When I turned forty a couple of years ago, Mom changed her mind all of a sudden. She started nagging and braying and was always in a foul mood, especially when she was cooking or washing my socks or underwear or sweeping the front. Just find a wife, she’d say. Get married. Good to have a daughter-in-law. Find one. And so she went on. I did answer back once. Where am I going to find her? I said. You don’t even let me go to the shop on my own, someone might lure me into the kafana to drink and smoke. It was brave of me to say that.
Usually, I just listen to her in silence, because she does lose her temper and that’s what happened this time too. She boxed my ears and started weeping, telling me I was blaming her for my own uselessness, an old woman who’s given me everything. And how could she look after me if she got worse? I’ll be seventy soon! she shouted, as if I didn’t know. And you need a wife! One who does your washing, your shopping, keeps a tidy house, and feeds you. Young, strong, and modest.
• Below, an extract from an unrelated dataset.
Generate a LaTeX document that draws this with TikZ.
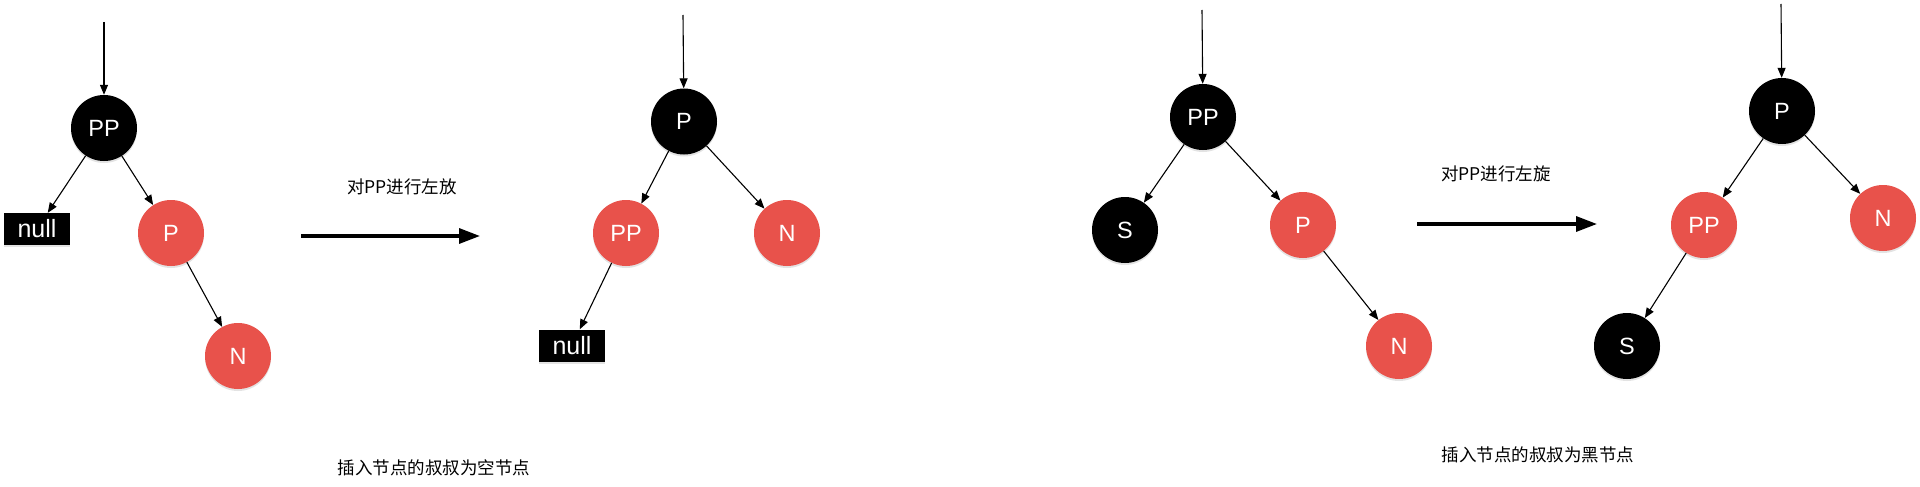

I realized she was right, I could see she was old and ground down by her rheumatism. She was thinking of what’s best for me, but it did make me anxious. A wife. What am I supposed to do with a wife? I asked her. I wouldn’t know what to do. All sorts of slightly shameful thoughts started swarming in my head. Phooey, she said, and told me she’d give me advice. I’ll look after you and won’t let her treat you badly. It’ll go without a hitch. Just find the right one, she said, looking worried.
* * *
Some years passed with her asking around, putting out feelers, telling people that her son was looking for a wife. He’s a good man, she said, who doesn’t drink or fight or run around. But there was no one really suitable for us. The ones she had in mind had left the village a long time ago. The remaining few weren’t good enough for her. They went out in the city, their faces thick with makeup, looking for someone richer and smarter. And I don’t know how to dance. They wouldn’t understand, she said with huffy contempt. Whores, the lot of them, thinking they’ll get ahead and don’t realize that if someone’d have them, they would’ve snapped them up a long time ago. Past their sell-by date, sour and off, she complained. I didn’t like her speaking ill of others even though she didn’t really say nice things about anyone. There was one, a divorced lady who returned to our area, who Mom was interested in. I faintly remembered that she was one of the few who’d left me alone. I thought that I could build a marriage on that basis, but it all fell apart. Apparently, she was already going out with somebody, about to be engaged. Mom was furious. The bitch is lying! she shouted with her eyes ablaze. How could no one have seen anything in the village? Somebody would have known because there are no secrets here. That evening she calmed down and told me she wouldn’t have wanted a divorced woman for her dear son, that something must be wrong with the bitch since the previous husband up and left. There was nothing to add. I was happy that we couldn’t find anyone.